WHAT IS EXPECTED: Go through the data below and copy it exactly, skipping every picture.

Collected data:
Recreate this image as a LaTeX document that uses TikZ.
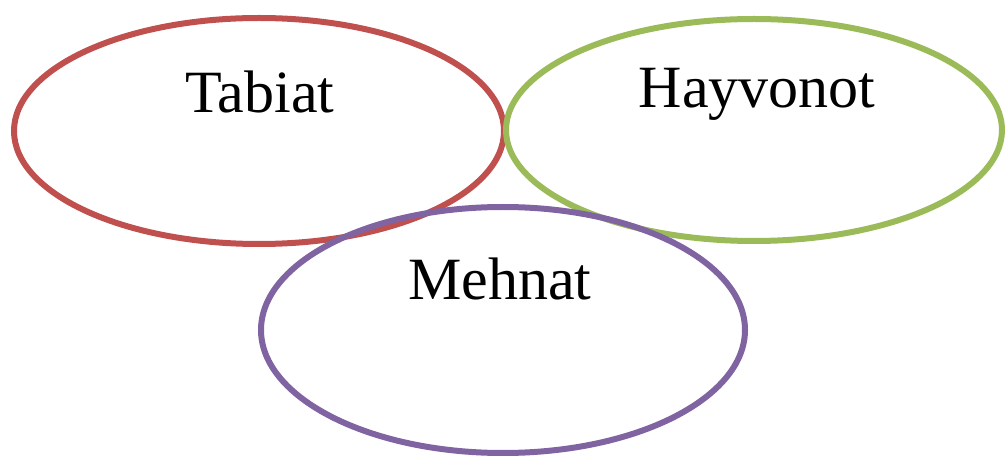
\documentclass[tikz,border=0pt]{standalone}
\usepackage{fontspec}
\setmainfont{Liberation Serif}
\usetikzlibrary{shapes.geometric}
\definecolor{ored}{HTML}{C0504D}
\definecolor{ogreen}{HTML}{9BBB59}
\definecolor{opurple}{HTML}{8064A2}
\tikzset{
  ring/.style={ellipse, draw=#1, line width=6pt, inner sep=0pt, outer sep=0pt},
  lbl/.style={anchor=base, inner sep=0pt, font=\fontsize{60}{72}\selectfont}
}
\begin{document}
\begin{tikzpicture}[x=1pt,y=-1pt]
\useasboundingbox (0,0) rectangle (1005,457);
\node[ring=ored, minimum width=490pt, minimum height=226pt] (red) at (259,131) {};
\node[ring=ogreen, minimum width=496pt, minimum height=222pt] (green) at (754,130) {};
\node[ring=opurple, minimum width=484pt, minimum height=246pt] (purple) at (503,330) {};
\node[lbl] (t1) at (260,113) {Tabiat};
\node[lbl] (t2) at (757,108) {Hayvonot};
\node[lbl] (t3) at (500,300) {Mehnat};
\end{tikzpicture}
\end{document}
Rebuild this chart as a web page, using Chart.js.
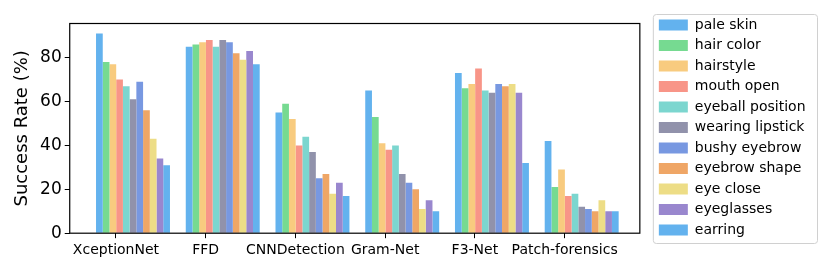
<!DOCTYPE html>
<html>
<head>
<meta charset="utf-8">
<script src="https://cdn.jsdelivr.net/npm/chart.js@4/dist/chart.umd.min.js"></script>
<style>
  html, body { margin: 0; padding: 0; background: #fff; }
  #wrap { width: 830px; height: 270px; }
</style>
</head>
<body>
<div id="wrap"><canvas id="myChart" width="830" height="270"></canvas></div>
<script>
// detectors on the x axis
var groups = ['XceptionNet', 'FFD', 'CNNDetection', 'Gram-Net', 'F3-Net', 'Patch-forensics'];

// one array per attribute (success rate %, per detector)
var paleSkin        = [91, 85, 55, 65, 73, 42];
var hairColor       = [78, 86, 59, 53, 66, 21];
var hairstyle       = [77, 87, 52, 41, 68, 29];
var mouthOpen       = [70, 88, 40, 38, 75, 17];
var eyeballPosition = [67, 85, 44, 40, 65, 18];
var wearingLipstick = [61, 88, 37, 27, 64, 12];
var bushyEyebrow    = [69, 87, 25, 23, 68, 11];
var eyebrowShape    = [56, 82, 27, 20, 67, 10];
var eyeClose        = [43, 79, 18, 11, 68, 15];
var eyeglasses      = [34, 83, 23, 15, 64, 10];
var earring         = [31, 77, 17, 10, 32, 10];

var yTicks = [0, 20, 40, 60, 80];

var series = [
    ['pale skin', paleSkin, '#63b2ee'],
    ['hair color', hairColor, '#76da91'],
    ['hairstyle', hairstyle, '#f8cb7f'],
    ['mouth open', mouthOpen, '#f89588'],
    ['eyeball position', eyeballPosition, '#7cd6cf'],
    ['wearing lipstick', wearingLipstick, '#9192ab'],
    ['bushy eyebrow', bushyEyebrow, '#7898e1'],
    ['eyebrow shape', eyebrowShape, '#efa666'],
    ['eye close', eyeClose, '#eddd86'],
    ['eyeglasses', eyeglasses, '#9987ce'],
    ['earring', earring, '#63b2ee']
];

// tick labels sit a bit left of the bar group centre, like the original plot
var tickShift = 0.19;
// gap between plot frame and legend
var legendGap = 12.5;

var datasets = series.map(function (s) {
    return {
        label: s[0],
        data: s[1].map(function (v, i) { return { x: i, y: v }; }),
        backgroundColor: s[2],
        borderWidth: 0,
        categoryPercentage: 0.824,
        barPercentage: 1.0
    };
});

// box around the plot area + frame around the legend
var framePlugin = {
    id: 'frame',
    afterLayout: function (chart) {
        // push the legend a little to the right of the plot
        chart.legend.left += legendGap;
        chart.legend.right += legendGap;
    },
    afterDraw: function (chart) {
        var ctx = chart.ctx, a = chart.chartArea;
        ctx.save();
        ctx.strokeStyle = '#000';
        ctx.lineWidth = 1.2;
        ctx.strokeRect(a.left, a.top, a.right - a.left, a.bottom - a.top);

        var boxes = chart.legend.legendHitBoxes;
        if (boxes && boxes.length) {
            var x0 = Infinity, y0 = Infinity, x1 = -Infinity, y1 = -Infinity;
            boxes.forEach(function (b) {
                x0 = Math.min(x0, b.left); y0 = Math.min(y0, b.top);
                x1 = Math.max(x1, b.left + b.width); y1 = Math.max(y1, b.top + b.height);
            });
            ctx.strokeStyle = '#d0d0d0';
            ctx.lineWidth = 1;
            ctx.beginPath();
            ctx.roundRect(x0 - 5.5, y0 - 3.5, (x1 - x0) + 17.5, (y1 - y0) + 10, 3);
            ctx.stroke();
        }
        ctx.restore();
    }
};

var ctx = document.getElementById('myChart').getContext('2d');

var myChart = new Chart(ctx, {
    type: 'bar',
    data: { datasets: datasets },
    options: {
        responsive: false,
        animation: false,
        layout: { padding: { left: 11.5, right: 27, top: 11.5, bottom: 7 } },
        font: { family: 'DejaVu Sans' },
        plugins: {
            tooltip: { enabled: false },
            legend: {
                position: 'right',
                align: 'start',
                labels: {
                    boxWidth: 29,
                    boxHeight: 11,
                    padding: 6.5,
                    color: '#000',
                    font: { family: 'DejaVu Sans', size: 14 }
                }
            }
        },
        scales: {
            x: {
                type: 'linear',
                offset: false,
                min: -0.705,
                max: 5.648,
                grid: { display: true, offset: false, drawOnChartArea: false, color: '#000', tickLength: 5 },
                border: { display: false },
                afterBuildTicks: function (scale) {
                    scale.ticks = groups.map(function (g, i) { return { value: i - tickShift }; });
                },
                ticks: {
                    autoSkip: false,
                    maxRotation: 0,
                    color: '#000',
                    padding: 4,
                    font: { family: 'DejaVu Sans', size: 14 },
                    callback: function (value, index) { return groups[index]; }
                }
            },
            // empty spacer axis: room above the plot
            xTop: {
                type: 'linear',
                position: 'top',
                grid: { display: false },
                border: { display: false },
                ticks: { display: false },
                afterFit: function (scale) { scale.height = 12; }
            },
            y: {
                min: 0,
                max: 95.55,
                grid: { display: true, drawOnChartArea: false, color: '#000', tickLength: 5 },
                border: { display: false },
                afterBuildTicks: function (scale) {
                    scale.ticks = yTicks.map(function (v) { return { value: v }; });
                },
                ticks: {
                    color: '#000',
                    padding: 3,
                    font: { family: 'DejaVu Sans', size: 17 }
                },
                title: {
                    display: true,
                    text: 'Success Rate (%)',
                    color: '#000',
                    padding: { top: 0, bottom: 4 },
                    font: { family: 'DejaVu Sans', size: 18 }
                }
            }
        }
    },
    plugins: [framePlugin]
});
</script>
</body>
</html>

WRITTEN ANSWER:
Recreate this image as a LaTeX document that uses TikZ.
\documentclass[tikz,border=0pt]{standalone}
\usepackage{fontspec}
\setmainfont{Liberation Serif}
\usetikzlibrary{shapes.geometric}
\definecolor{ored}{HTML}{C0504D}
\definecolor{ogreen}{HTML}{9BBB59}
\definecolor{opurple}{HTML}{8064A2}
\tikzset{
  ring/.style={ellipse, draw=#1, line width=6pt, inner sep=0pt, outer sep=0pt},
  lbl/.style={anchor=base, inner sep=0pt, font=\fontsize{60}{72}\selectfont}
}
\begin{document}
\begin{tikzpicture}[x=1pt,y=-1pt]
\useasboundingbox (0,0) rectangle (1005,457);
\node[ring=ored, minimum width=490pt, minimum height=226pt] (red) at (259,131) {};
\node[ring=ogreen, minimum width=496pt, minimum height=222pt] (green) at (754,130) {};
\node[ring=opurple, minimum width=484pt, minimum height=246pt] (purple) at (503,330) {};
\node[lbl] (t1) at (260,113) {Tabiat};
\node[lbl] (t2) at (757,108) {Hayvonot};
\node[lbl] (t3) at (500,300) {Mehnat};
\end{tikzpicture}
\end{document}
Rebuild this chart as a web page, using Chart.js.
<!DOCTYPE html>
<html>
<head>
<meta charset="utf-8">
<script src="https://cdn.jsdelivr.net/npm/chart.js@4/dist/chart.umd.min.js"></script>
<style>
  html, body { margin: 0; padding: 0; background: #fff; }
  #wrap { width: 830px; height: 270px; }
</style>
</head>
<body>
<div id="wrap"><canvas id="myChart" width="830" height="270"></canvas></div>
<script>
// detectors on the x axis
var groups = ['XceptionNet', 'FFD', 'CNNDetection', 'Gram-Net', 'F3-Net', 'Patch-forensics'];

// one array per attribute (success rate %, per detector)
var paleSkin        = [91, 85, 55, 65, 73, 42];
var hairColor       = [78, 86, 59, 53, 66, 21];
var hairstyle       = [77, 87, 52, 41, 68, 29];
var mouthOpen       = [70, 88, 40, 38, 75, 17];
var eyeballPosition = [67, 85, 44, 40, 65, 18];
var wearingLipstick = [61, 88, 37, 27, 64, 12];
var bushyEyebrow    = [69, 87, 25, 23, 68, 11];
var eyebrowShape    = [56, 82, 27, 20, 67, 10];
var eyeClose        = [43, 79, 18, 11, 68, 15];
var eyeglasses      = [34, 83, 23, 15, 64, 10];
var earring         = [31, 77, 17, 10, 32, 10];

var yTicks = [0, 20, 40, 60, 80];

var series = [
    ['pale skin', paleSkin, '#63b2ee'],
    ['hair color', hairColor, '#76da91'],
    ['hairstyle', hairstyle, '#f8cb7f'],
    ['mouth open', mouthOpen, '#f89588'],
    ['eyeball position', eyeballPosition, '#7cd6cf'],
    ['wearing lipstick', wearingLipstick, '#9192ab'],
    ['bushy eyebrow', bushyEyebrow, '#7898e1'],
    ['eyebrow shape', eyebrowShape, '#efa666'],
    ['eye close', eyeClose, '#eddd86'],
    ['eyeglasses', eyeglasses, '#9987ce'],
    ['earring', earring, '#63b2ee']
];

// tick labels sit a bit left of the bar group centre, like the original plot
var tickShift = 0.19;
// gap between plot frame and legend
var legendGap = 12.5;

var datasets = series.map(function (s) {
    return {
        label: s[0],
        data: s[1].map(function (v, i) { return { x: i, y: v }; }),
        backgroundColor: s[2],
        borderWidth: 0,
        categoryPercentage: 0.824,
        barPercentage: 1.0
    };
});

// box around the plot area + frame around the legend
var framePlugin = {
    id: 'frame',
    afterLayout: function (chart) {
        // push the legend a little to the right of the plot
        chart.legend.left += legendGap;
        chart.legend.right += legendGap;
    },
    afterDraw: function (chart) {
        var ctx = chart.ctx, a = chart.chartArea;
        ctx.save();
        ctx.strokeStyle = '#000';
        ctx.lineWidth = 1.2;
        ctx.strokeRect(a.left, a.top, a.right - a.left, a.bottom - a.top);

        var boxes = chart.legend.legendHitBoxes;
        if (boxes && boxes.length) {
            var x0 = Infinity, y0 = Infinity, x1 = -Infinity, y1 = -Infinity;
            boxes.forEach(function (b) {
                x0 = Math.min(x0, b.left); y0 = Math.min(y0, b.top);
                x1 = Math.max(x1, b.left + b.width); y1 = Math.max(y1, b.top + b.height);
            });
            ctx.strokeStyle = '#d0d0d0';
            ctx.lineWidth = 1;
            ctx.beginPath();
            ctx.roundRect(x0 - 5.5, y0 - 3.5, (x1 - x0) + 17.5, (y1 - y0) + 10, 3);
            ctx.stroke();
        }
        ctx.restore();
    }
};

var ctx = document.getElementById('myChart').getContext('2d');

var myChart = new Chart(ctx, {
    type: 'bar',
    data: { datasets: datasets },
    options: {
        responsive: false,
        animation: false,
        layout: { padding: { left: 11.5, right: 27, top: 11.5, bottom: 7 } },
        font: { family: 'DejaVu Sans' },
        plugins: {
            tooltip: { enabled: false },
            legend: {
                position: 'right',
                align: 'start',
                labels: {
                    boxWidth: 29,
                    boxHeight: 11,
                    padding: 6.5,
                    color: '#000',
                    font: { family: 'DejaVu Sans', size: 14 }
                }
            }
        },
        scales: {
            x: {
                type: 'linear',
                offset: false,
                min: -0.705,
                max: 5.648,
                grid: { display: true, offset: false, drawOnChartArea: false, color: '#000', tickLength: 5 },
                border: { display: false },
                afterBuildTicks: function (scale) {
                    scale.ticks = groups.map(function (g, i) { return { value: i - tickShift }; });
                },
                ticks: {
                    autoSkip: false,
                    maxRotation: 0,
                    color: '#000',
                    padding: 4,
                    font: { family: 'DejaVu Sans', size: 14 },
                    callback: function (value, index) { return groups[index]; }
                }
            },
            // empty spacer axis: room above the plot
            xTop: {
                type: 'linear',
                position: 'top',
                grid: { display: false },
                border: { display: false },
                ticks: { display: false },
                afterFit: function (scale) { scale.height = 12; }
            },
            y: {
                min: 0,
                max: 95.55,
                grid: { display: true, drawOnChartArea: false, color: '#000', tickLength: 5 },
                border: { display: false },
                afterBuildTicks: function (scale) {
                    scale.ticks = yTicks.map(function (v) { return { value: v }; });
                },
                ticks: {
                    color: '#000',
                    padding: 3,
                    font: { family: 'DejaVu Sans', size: 17 }
                },
                title: {
                    display: true,
                    text: 'Success Rate (%)',
                    color: '#000',
                    padding: { top: 0, bottom: 4 },
                    font: { family: 'DejaVu Sans', size: 18 }
                }
            }
        }
    },
    plugins: [framePlugin]
});
</script>
</body>
</html>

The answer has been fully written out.